Yeah. They missed the ball on this one. I mean, they talk about field and basin efficiency on pages 14-16, but didn’t follow through. If water is used several times in a basin, then the amounts you could save by practices that make each field more efficient aren’t additive. If you improve the top field from 70% efficient to 85% efficient, all the downstream users have also had a chunk taken out of their supply. If they applied management and money to adjust for that missing chunk, their efficiencies would all move upward some small percent. If they don’t adjust their field efficiencies up, they’ll go get more real water from somewhere. Either way, you can’t add up all the yields from improving field efficiencies as if they were separate. Shit.

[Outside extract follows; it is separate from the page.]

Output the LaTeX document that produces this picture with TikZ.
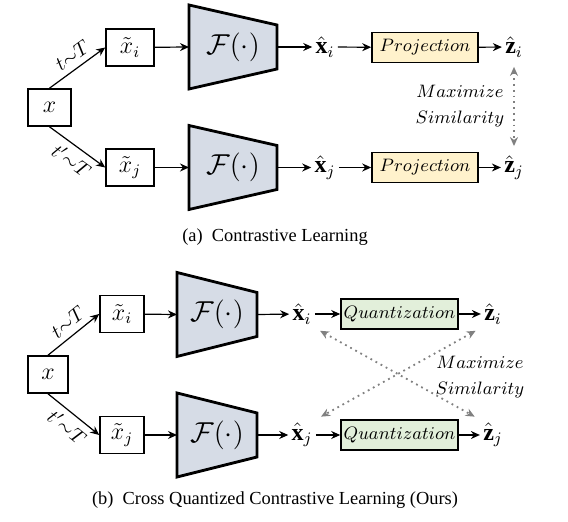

This is hard to explain. Ummm…
The potential for wringing water out of California agriculture is NOT:
(new improved field efficiency – old sloppy field efficiency)(annual applied water) = bonus water for fish AND cities AND still plenty for ag!
It would be like that if all of the farmwater were completely independent. Then you could add each efficiency improvement up separately the way the Pacific Institute report does.

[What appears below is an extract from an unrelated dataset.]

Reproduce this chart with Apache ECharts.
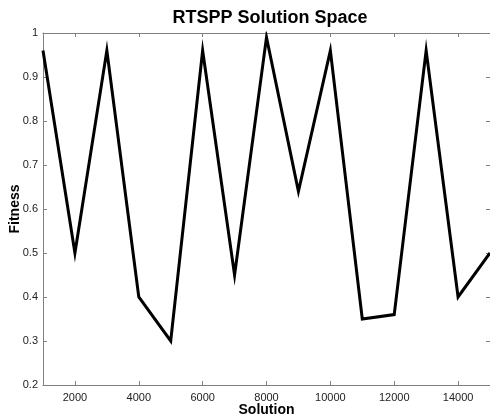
<!DOCTYPE html>
<html><head><meta charset="utf-8">
<script src="https://cdn.jsdelivr.net/npm/echarts@6/dist/echarts.min.js"></script>
<style>html,body{margin:0;padding:0;background:#fff}#c{width:490px;height:420px}</style>
</head><body><div id="c"></div>
<script>
const solutions = [1000,2000,3000,4000,5000,6000,7000,8000,9000,10000,11000,12000,13000,14000,15000];
const fitness = [0.96,0.50,0.96,0.40,0.30,0.96,0.45,0.99,0.64,0.96,0.35,0.36,0.96,0.40,0.50];
const xTicks = [2000,4000,6000,8000,10000,12000,14000];
const yTicks = [0.2,0.3,0.4,0.5,0.6,0.7,0.8,0.9,1];

const F = '"Liberation Sans", Arial, sans-serif';
const axisLine = {show:true, lineStyle:{color:'#808080', width:1}};
const chart = echarts.init(document.getElementById('c'), null, {renderer:'canvas'});
chart.setOption({
  animation:false,
  backgroundColor:'#fff',
  title:{text:'RTSPP Solution Space', left:265, top:4, textAlign:'center',
    textStyle:{fontFamily:F, fontWeight:'bold', fontSize:18, color:'#000'}},
  grid:{left:43, right:0, top:33, bottom:35, containLabel:false, outerBoundsMode:'none'},
  xAxis:[{
    type:'value', min:1000, max:15000, position:'bottom',
    name:'Solution', nameLocation:'middle', nameGap:18, nameMoveOverlap:false,
    nameTextStyle:{fontFamily:F, fontWeight:'bold', fontSize:14, color:'#000'},
    axisLine:axisLine,
    axisTick:{show:true, inside:true, length:4, customValues:xTicks, lineStyle:{color:'#808080'}},
    axisLabel:{customValues:xTicks, fontFamily:F, fontSize:11, color:'#222', margin:7,
      formatter:v=>String(v)},
    splitLine:{show:false}
  },{
    type:'value', min:1000, max:15000, position:'top',
    axisLine:axisLine,
    axisTick:{show:true, inside:true, length:4, customValues:xTicks, lineStyle:{color:'#808080'}},
    axisLabel:{show:false}, splitLine:{show:false}
  }],
  yAxis:[{
    type:'value', min:0.2, max:1, interval:0.1, position:'left',
    name:'Fitness', nameLocation:'middle', nameGap:21, nameMoveOverlap:false,
    nameTextStyle:{fontFamily:F, fontWeight:'bold', fontSize:14, color:'#000'},
    axisLine:axisLine,
    axisTick:{show:true, inside:true, length:4, lineStyle:{color:'#808080'}},
    axisLabel:{fontFamily:F, fontSize:11, color:'#222', margin:5,
      formatter:v=>String(Math.round(v*10)/10)},
    splitLine:{show:false}
  },{
    type:'value', min:0.2, max:1, interval:0.1, position:'right',
    axisLine:axisLine,
    axisTick:{show:true, inside:true, length:4, lineStyle:{color:'#808080'}},
    axisLabel:{show:false}, splitLine:{show:false}
  }],
  series:[{
    type:'line', data:solutions.map((s,i)=>[s,fitness[i]]),
    showSymbol:false, symbol:'none',
    lineStyle:{color:'#000', width:3, join:'miter'},
    clip:true
  }]
});
</script></body></html>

The potential for wringing water out of California agriculture IS:
(new improved basin efficiency – old sloppy basin efficiency)(annual applied water) = not a whole hell of a lot.

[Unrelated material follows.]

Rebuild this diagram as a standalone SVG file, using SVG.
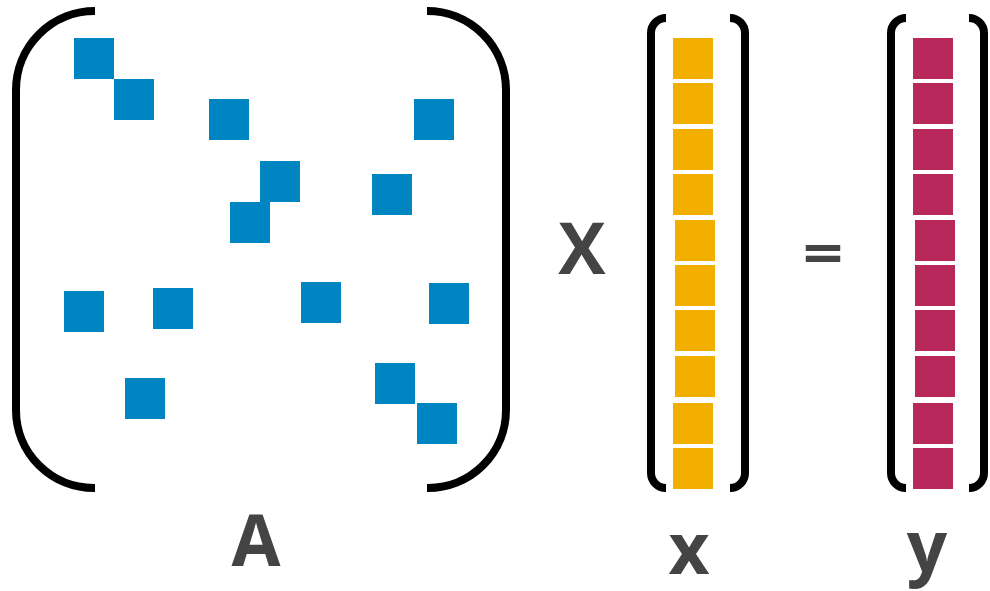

Keeping in mind that I don’t like the concept of basin efficiency any more than you do (because people with an agenda use it for evil), when I hear estimates for basin efficiencies in CA, they’re on the order of 95%. Considering that groundwater levels are dropping drastically, I do not believe that there is a free 10% of inefficient water use sloshing around aggregate Great Valley agriculture. It is also worth remembering that is gets pretty expensive to go after the last few percents of efficiency. Your early gains are all big and cheap, but your last gains start to cost real money.